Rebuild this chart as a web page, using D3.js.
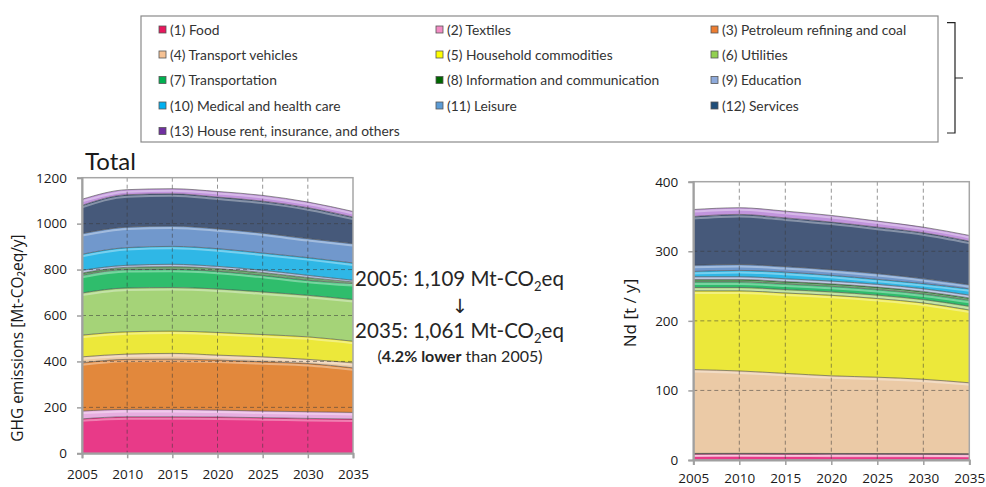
<!DOCTYPE html>
<html><head><meta charset="utf-8">
<script src="https://cdn.jsdelivr.net/npm/d3@7"></script>
<style>body{margin:0;background:#fff}svg{display:block}</style>
</head><body>
<svg id="c" width="986" height="487"></svg>
<script>
// ---------- data ----------
const years = [2005, 2010, 2015, 2020, 2025, 2030, 2035];
const sectorLabels = [
  "(1) Food", "(2) Textiles", "(3) Petroleum refining and coal",
  "(4) Transport vehicles", "(5) Household commodities", "(6) Utilities",
  "(7) Transportation", "(8) Information and communication", "(9) Education",
  "(10) Medical and health care", "(11) Leisure", "(12) Services",
  "(13) House rent, insurance, and others"
];
// GHG emissions [Mt-CO2eq/y] per sector
const ghgFood              = [150, 159, 159, 158, 155, 152, 149];
const ghgTextiles          = [34, 32, 32, 30, 29, 29, 29];
const ghgPetroleum         = [210, 218, 219, 218, 214.5, 210, 194];
const ghgTransportVehicles = [26, 23, 25, 21.5, 21.5, 18, 22];
const ghgHousehold         = [94.5, 97, 97, 98.5, 97, 98, 94];
const ghgUtilities         = [183.5, 191, 189.7, 189.7, 185.7, 181, 181.6];
const ghgTransportation    = [77, 80, 79.3, 77, 72.3, 65.5, 69.4];
const ghgInformation       = [10, 10, 12, 12, 12, 12, 7];
const ghgEducation         = [12, 8.7, 10, 9.3, 10, 9.5, 7.5];
const ghgMedical           = [69.5, 77, 78, 77, 75, 77, 75.2];
const ghgLeisure           = [90, 89.3, 88.6, 87, 87, 82.8, 84.3];
const ghgServices          = [123, 141, 140.4, 137.7, 139, 134.8, 115.7];
const ghgHouseRent         = [26.5, 22, 22, 24.3, 25, 24.4, 24.3];
// Nd demand [t/y] per sector
const ndFood              = [8.5, 8.6, 8.5, 8.4, 8.3, 8.2, 8.0];
const ndTextiles          = [0.6, 0.6, 0.6, 0.6, 0.6, 0.6, 0.6];
const ndPetroleum         = [0.4, 0.4, 0.4, 0.4, 0.4, 0.4, 0.4];
const ndTransportVehicles = [120.5, 118.4, 115, 111.6, 109.7, 106.8, 102];
const ndHousehold         = [113, 115, 115.5, 115.7, 113, 109.7, 104.5];
const ndUtilities         = [5, 5, 5, 5, 5, 5, 5.5];
const ndTransportation    = [8, 8, 8, 8, 8, 8, 8.5];
const ndInformation       = [3.5, 3.5, 3.5, 3.5, 3.5, 3.5, 3.5];
const ndEducation         = [4, 4, 4, 4, 4, 4, 4];
const ndMedical           = [7.5, 9, 9.5, 8.2, 7.2, 7.3, 9];
const ndLeisure           = [9, 8.5, 8, 8.2, 8.3, 7.2, 6];
const ndServices          = [70, 72, 70, 68.4, 66.7, 66, 62.6];
const ndHouseRent         = [10, 9.6, 9.7, 9.5, 8.7, 8, 8.2];

const ghgTicks = [0, 200, 400, 600, 800, 1000, 1200];
const ndTicks = [0, 100, 200, 300, 400];
const yearTicks = years;
const ghgLabel = "GHG emissions [Mt-CO₂eq/y]";
const ndLabel = "Nd [t / y]";

// ---------- styles ----------
const legendColors = ["#e8175d","#f28cc4","#ed7d31","#f6c294","#ffff00","#92d050",
  "#00b050","#006600","#8eaadb","#00b0f0","#5b9bd5","#1f4e79","#7030a0"];
const fillColors = ["#e83a88","#e7aee0","#e2883c","#ebcaa6","#ece83a","#a5d378",
  "#2fbd6c","#2f7d35","#9fb3d8","#2fb7e6","#7198cc","#46597a","#c295dd"];

const svg = d3.select("#c");
const defs = svg.append("defs");

function drawPanel(cfg) {
  const series = cfg.series;
  const rows = years.map((yr, i) => {
    const r = {year: yr};
    series.forEach((s, k) => r[k] = s[i]);
    return r;
  });
  const keys = d3.range(series.length);
  const stacked = d3.stack().keys(keys)(rows);
  const x = d3.scaleLinear().domain([years[0], years[years.length-1]]).range([cfg.x0, cfg.x1]);
  const y = d3.scaleLinear().domain([0, cfg.max]).range([cfg.yb, cfg.yt]);

  const clipId = "clip" + cfg.id;
  defs.append("clipPath").attr("id", clipId).append("rect")
    .attr("x", cfg.x0).attr("y", cfg.yt).attr("width", cfg.x1 - cfg.x0).attr("height", cfg.yb - cfg.yt);
  const g = svg.append("g").attr("clip-path", `url(#${clipId})`);

  const area = d3.area().x(d => x(d.data.year)).y0(d => y(d[0])).y1(d => y(d[1])).curve(d3.curveMonotoneX);
  const top = d3.line().x(d => x(d.data.year)).y(d => y(d[1])).curve(d3.curveMonotoneX);

  g.selectAll("path.band").data(stacked).join("path").attr("class", "band")
    .attr("d", area).attr("fill", (d, i) => fillColors[i]);
  // glossy highlight below each top edge
  g.selectAll("path.hl").data(stacked).join("path").attr("class", "hl")
    .attr("d", top).attr("fill", "none").attr("stroke", "#fff").attr("stroke-opacity", 0.35)
    .attr("stroke-width", 2).attr("transform", "translate(0,2)");
  // darker edge line along top of each band
  g.selectAll("path.edge").data(stacked).join("path").attr("class", "edge")
    .attr("d", top).attr("fill", "none").attr("stroke", "#4a4a4a").attr("stroke-opacity", 0.6)
    .attr("stroke-width", 1);

  // dashed grid on top
  const grid = svg.append("g").attr("stroke", "#3a3a3a").attr("stroke-opacity", 0.6)
    .attr("stroke-dasharray", "4,3").attr("stroke-width", 0.9);
  yearTicks.slice(1, -1).forEach(t => grid.append("line")
    .attr("x1", x(t)).attr("x2", x(t)).attr("y1", cfg.yt).attr("y2", cfg.yb));
  cfg.ticks.slice(1, -1).forEach(t => grid.append("line")
    .attr("x1", cfg.x0).attr("x2", cfg.x1).attr("y1", y(t)).attr("y2", y(t)));

  // frame
  svg.append("rect").attr("x", cfg.x0).attr("y", cfg.yt).attr("width", cfg.x1 - cfg.x0)
    .attr("height", cfg.yb - cfg.yt).attr("fill", "none").attr("stroke", "#a6a6a6").attr("stroke-width", 1.5);

  // axes
  const ay = svg.append("g").attr("transform", `translate(${cfg.x0},0)`)
    .call(d3.axisLeft(y).tickValues(cfg.ticks).tickFormat(d3.format("d")).tickSize(5).tickPadding(10));
  const ax = svg.append("g").attr("transform", `translate(0,${cfg.yb})`)
    .call(d3.axisBottom(x).tickValues(yearTicks).tickFormat(d3.format("d")).tickSize(5).tickPadding(cfg.xPad));
  [ay, ax].forEach(a => {
    a.select(".domain").attr("stroke", "#a0a0a0").attr("stroke-width", 2);
    a.selectAll(".tick line").attr("stroke", "#a0a0a0").attr("stroke-width", 1.5);
    a.selectAll("text").attr("font-family", "'Open Sans', sans-serif").attr("font-size", 13.5).attr("fill", "#1a1a1a");
  });

  // y-axis title
  svg.append("text").attr("transform", `translate(${cfg.labelX},${cfg.labelY}) rotate(-90)`)
    .attr("text-anchor", "middle").attr("font-family", "'Open Sans', sans-serif")
    .attr("font-size", cfg.labelSize).attr("fill", "#1a1a1a").text(cfg.label);
}

drawPanel({id: "g", series: [ghgFood, ghgTextiles, ghgPetroleum, ghgTransportVehicles, ghgHousehold,
  ghgUtilities, ghgTransportation, ghgInformation, ghgEducation, ghgMedical, ghgLeisure, ghgServices, ghgHouseRent],
  x0: 82, x1: 353, yt: 177.7, yb: 453.3, max: 1200, ticks: ghgTicks, xPad: 11,
  label: ghgLabel, labelX: 23, labelY: 338, labelSize: 15.5});

drawPanel({id: "n", series: [ndFood, ndTextiles, ndPetroleum, ndTransportVehicles, ndHousehold,
  ndUtilities, ndTransportation, ndInformation, ndEducation, ndMedical, ndLeisure, ndServices, ndHouseRent],
  x0: 693.3, x1: 969.3, yt: 181.7, yb: 460, max: 400, ticks: ndTicks, xPad: 8,
  label: ndLabel, labelX: 636, labelY: 313, labelSize: 17});

// ---------- title ----------
svg.append("text").attr("x", 85).attr("y", 170).attr("font-family", "Lato, sans-serif")
  .attr("font-size", 24).attr("fill", "#1a1a1a").text("Total");

// ---------- annotation ----------
const ann = svg.append("g").attr("font-family", "Lato, sans-serif").attr("fill", "#262626").attr("text-anchor", "middle");
function co2Line(yPos, txt) {
  const t = ann.append("text").attr("x", 459.5).attr("y", yPos).attr("font-size", 20.5);
  t.append("tspan").text(txt + " Mt-CO");
  t.append("tspan").attr("font-size", 13).attr("dy", 5).text("2");
  t.append("tspan").attr("dy", -5).text("eq");
}
co2Line(286, "2005: 1,109");
ann.append("text").attr("x", 460).attr("y", 313).attr("font-size", 19.5)
  .attr("font-family", "'DejaVu Sans', sans-serif").text("↓");
co2Line(338, "2035: 1,061");
const l3 = ann.append("text").attr("x", 460).attr("y", 362).attr("font-size", 16);
l3.append("tspan").text("(");
l3.append("tspan").attr("font-weight", "bold").text("4.2% lower");
l3.append("tspan").text(" than 2005)");

// ---------- legend ----------
const lg = svg.append("g");
lg.append("rect").attr("x", 141).attr("y", 16).attr("width", 797).attr("height", 126)
  .attr("fill", "#fff").attr("stroke", "#8a8a8a").attr("stroke-width", 1.2);
const colX = [159, 436, 711];
const rowY = [30, 55, 80.5, 106, 131.5];
sectorLabels.forEach((lab, i) => {
  const cx = colX[i % 3], cy = rowY[Math.floor(i / 3)];
  lg.append("rect").attr("x", cx).attr("y", cy - 4).attr("width", 7).attr("height", 7)
    .attr("fill", legendColors[i]).attr("stroke", "#555").attr("stroke-width", 0.8);
  lg.append("text").attr("x", cx + 11).attr("y", cy + 4.5).attr("font-family", "Lato, sans-serif")
    .attr("font-size", 13.8).attr("fill", "#333").text(lab);
});
// bracket
svg.append("path").attr("d", "M947,22.7 H955 V133 H947 M955,78 H963")
  .attr("fill", "none").attr("stroke", "#222").attr("stroke-width", 1.2);
</script>
</body></html>
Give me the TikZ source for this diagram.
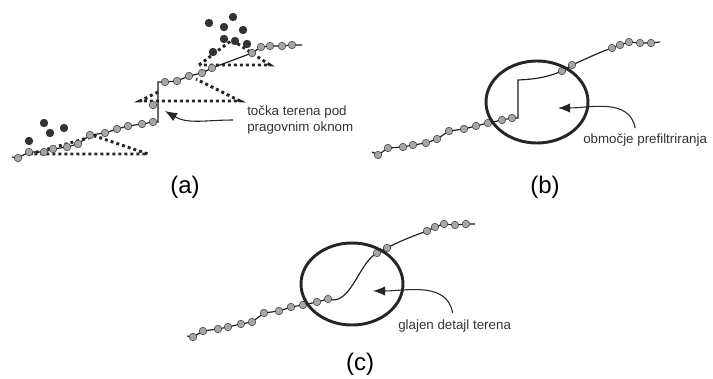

-------------------------

| YOUR GOAL |
Every line of the listing that holds "this" is to be counted; give only the resulting number.

| EXERCISE OUTPUT |
2